I’ve seen things you people wouldn’t believe. Therfore one of the main uses for my Nexus will be for reviewing and backing up images from my camera. Using the OTG cable to connect to my camera enables me to copy the images I want to back up to the nexus then move them to another SD card in the camera. That way I have all my images on two separate cards. A bit round the houses, but works well. I think the device needs to be rooted before you can do this. The first day I had my Nexus I rooted it. One app I have to have on my Android devices is Titanium backup, and to use that you need root. Plus I don’t think you are a true Android user unless you have root. 😉
‘Chew, if only you could see what I’ve seen with your eyes!’ – Roy Batty
I have started to use the Nexus as a games platform also. By Installing MAME (Multiple Arcade Machine Emulator) on the unit you can then download a shed load of old arcage games, such as Defender, Asteroids, Boulderdash or Outzone etc. This works especialy well if you use a physical controller such as a joystick or Wii remote to control the action.

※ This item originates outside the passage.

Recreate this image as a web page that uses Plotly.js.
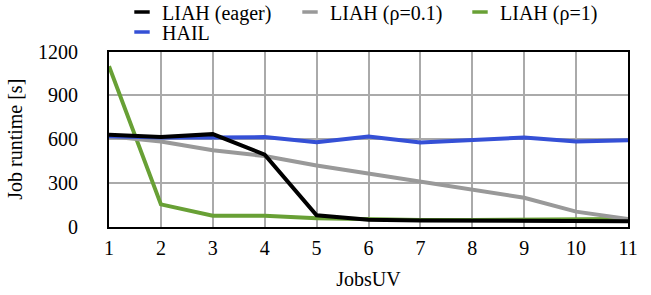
<!DOCTYPE html>
<html><head><meta charset="utf-8">
<script src="https://cdn.plot.ly/plotly-3.0.1.min.js"></script>
<style>html,body{margin:0;padding:0;background:#fff}</style>
</head><body><div id="c" style="width:651px;height:295px"></div>
<script>
var jobs = [1,2,3,4,5,6,7,8,9,10,11];
var liahEager = [630,615,635,495,80,50,45,45,45,40,40];
var liahRho01 = [620,585,525,485,420,365,310,255,200,105,55];
var liahRho1 = [1100,155,77,77,60,52,48,48,50,55,55];
var hail = [620,612,612,615,580,618,578,597,612,584,594];
var names = ['LIAH (eager)','LIAH (ρ=0.1)','LIAH (ρ=1)','HAIL'];
var colors = ['#000000','#999999','#68a035','#3550d6'];
var series = [liahEager, liahRho01, liahRho1, hail];
var order = [2,1,3,0];
var legIds = ['legend','legend2','legend3','legend4'];
var traces = [];
order.forEach(function(i){
  traces.push({x:jobs, y:series[i], mode:'lines', line:{color:colors[i], width:4}, showlegend:false, hoverinfo:'skip'});
});
for (var i=0;i<4;i++){
  traces.push({x:[null], y:[null], name:names[i], mode:'markers', legend: legIds[i],
    marker:{symbol:'line-ew', size:11, line:{width:3.5, color:colors[i]}, color:colors[i]}});
}
var font = {family:'Liberation Serif, DejaVu Serif', size:20, color:'#000'};
var legBase = {orientation:'h', xref:'container', yref:'container', xanchor:'left', yanchor:'middle',
  itemwidth:30, font:font, bgcolor:'rgba(0,0,0,0)'};
var layout = {
  width:651, height:295,
  margin:{l:109, r:23, t:46, b:68},
  paper_bgcolor:'#fff', plot_bgcolor:'#fff',
  font:font,
  showlegend:true,
  legend:Object.assign({}, legBase, {x:122/651, y:1-12/295}),
  legend2:Object.assign({}, legBase, {x:290/651, y:1-12/295}),
  legend3:Object.assign({}, legBase, {x:460/651, y:1-12/295}),
  legend4:Object.assign({}, legBase, {x:122/651, y:1-32/295}),
  xaxis:{range:[1,11], dtick:1, tick0:1, showgrid:true, gridcolor:'#aaaaaa', gridwidth:2,
    showline:true, mirror:true, linecolor:'#000', linewidth:2, zeroline:false,
    ticks:'outside', ticklen:0, ticklabelstandoff:2,
    title:{text:'JobsUV', font:font, standoff:14}, automargin:false},
  yaxis:{range:[0,1200], dtick:300, tick0:0, showgrid:true, gridcolor:'#aaaaaa', gridwidth:2,
    showline:true, mirror:true, linecolor:'#000', linewidth:2, zeroline:false,
    ticks:'outside', ticklen:0, ticklabelstandoff:25,
    title:{text:'Job runtime [s]', font:font, standoff:10}, automargin:false}
};
Plotly.newPlot('c', traces, layout, {displayModeBar:false, staticPlot:true});
</script></body></html>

‘We’re not computers, Sebastian, we’re physical.’ – Roy Batty
Lastly battery life. Wake up! Time to die! This is one factor where the Nexus wins hands down over phone & laptop. My phone will generally go for about 12 hours if used normally, ie periodicaly reading emails, browsing web sites, listening to music, looking up maps, oh, and making calls. My laptop will last for about 3.5 hours. The Nexus on it’s first day when I was using it all the time lasted about 10.5 hours, way into the night where some milk and cookies helped keep me awake before I drifted off to sleep to dream of unicorns.
I have had it for a week now and I am still using it a fair bit, even so I can get through a couple of days before it needs recharging. Truly amazing, especially considering the huge screen which is the main power drain by far, approx 65%. The light that burns twice as bright usually burns for half as long – but not for the Nexus7 a big improvement over the Nexus6.
The Nexus is not going to lead to the retirement of my phone or Laptop, however it does fill a gap in my mobile computing. It’s certainly a useful device. It will be interesting to see what the next gen devices can offer. For now I am very happy with my Nexus 7, I didn’t know how long we will have together… Who does?
Gosh, you’ve… really got some nice toys here – Roy Batty.